I do a lot of “single tickets” and it is much easier!
“So when people tell me that I can be friends with people I don’t have a lot in common with, I take it with a grain of salt.” I think the key with this is finding people who you care about and who care about you or with whom the potential for that to happen is there. There don’t have to be interests in common for that to happen but there has to be some “spark” there, some feeling of affection and concern for the other person that underlies the relationship. It’s not a transactional dynamic, but one based on caring and affection for another person.
“I’ve extended myself for people I’m not particularly interested in.” I agree with you that this doesn’t make sense or seem a productive use of your time. Also if you’re not interested in them, they may sense that and in turn be less interested themselves, or the feeling may be mutual from the start just based on lack of mutual “chemistry.” Based on some of your past comments I wonder if the people you are interested in are the right people for you since you mention things often not going well with those people. Some people are drawn to those who aren’t “good” for them and in turn miss out on some great people who would have been good for them. I don’t know if that’s an issue for you.

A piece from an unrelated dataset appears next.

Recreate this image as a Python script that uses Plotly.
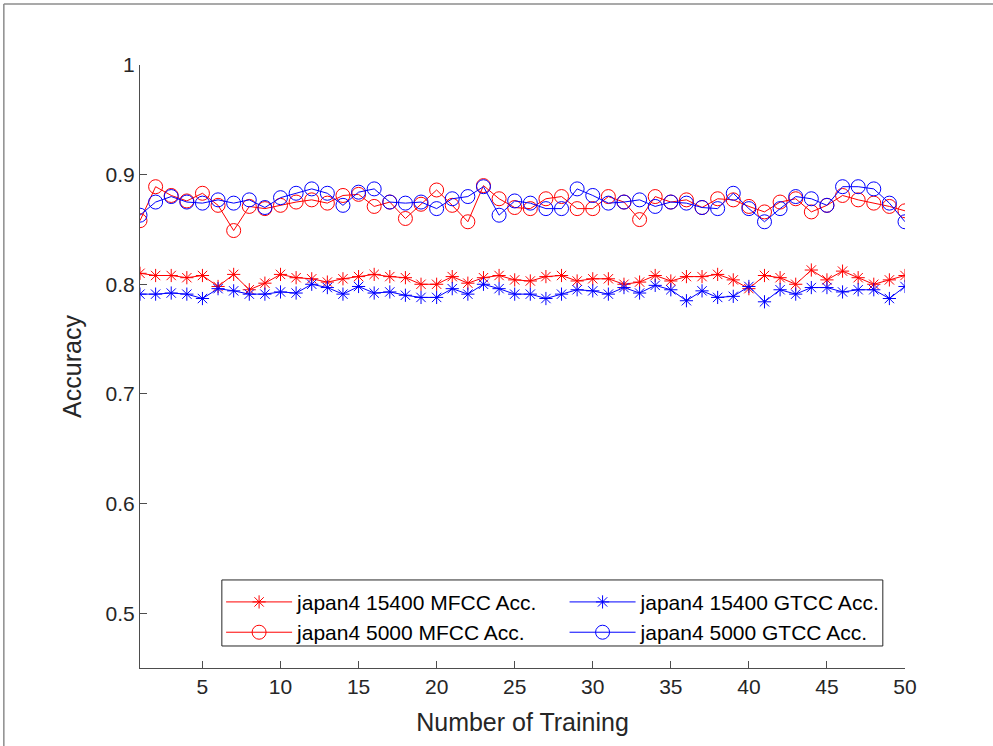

I think it’s a mutual feeling from the start, to be honest, rather than them sensing a lack of interest on my part.
As far as some of the people I’m drawn to, it’s usually people with whom I share an intellectual connection, but lately that’s been with people who are living in more “happening” parts of the city, with dream careers, and lots of exciting colleagues as part of those careers. It’s hard to compete with that, although sometimes those people do not want to compete for the spotlight.
I would love to find someone as whipsmart and engaging who just happened to be living in my quieter area and who was in some low-key career. I don’t know how I would stumble across that person though. I have occasionally done so in the past but there were other impediments (like they were older and married already or whatever).
I recently told a friend that I wasn’t happy with her cancelling at the last minute. it’s happened before and I’ve let it go but the fourth time was one time too many. I am now the one in the wrong. she hasn’t actually said as much but apparently I am meant to be alright about it because she has a child.
How old is this child? Does the child have special needs? Is she married? I had a friend do similar- and I stopped talking to her for awhile. When we reconnected, I learned her daughter does have some specials needs. But the daughter is now 9, and my friend does have things more in control. But also her husband has not worked steadily in years and major financial issues, which she has confided in me leave her very depressed. Not saying your friend is right/ just she might not be in the place to be a friend to you.
So I would put friendship on back burner and just not make plans with her. Or keep it very last minute.
Often I feel the single and childless are expected to be endlessly flexible in meeting other people’s needs. Really, we should make the most of our status by doing as we please!
no special needs. she’s a single mum and I know it’s hard for her, but unless it’s an emergency I don’t see how you can expect someone to be ok about getting blown out at the last minute more than once. in one instance with less than half an hour’s notice – and that was me contacting her to tell her where I was. I doubt I’ll hear from her again now.
That is bullshit behaviour. 4 times is 3 times too many.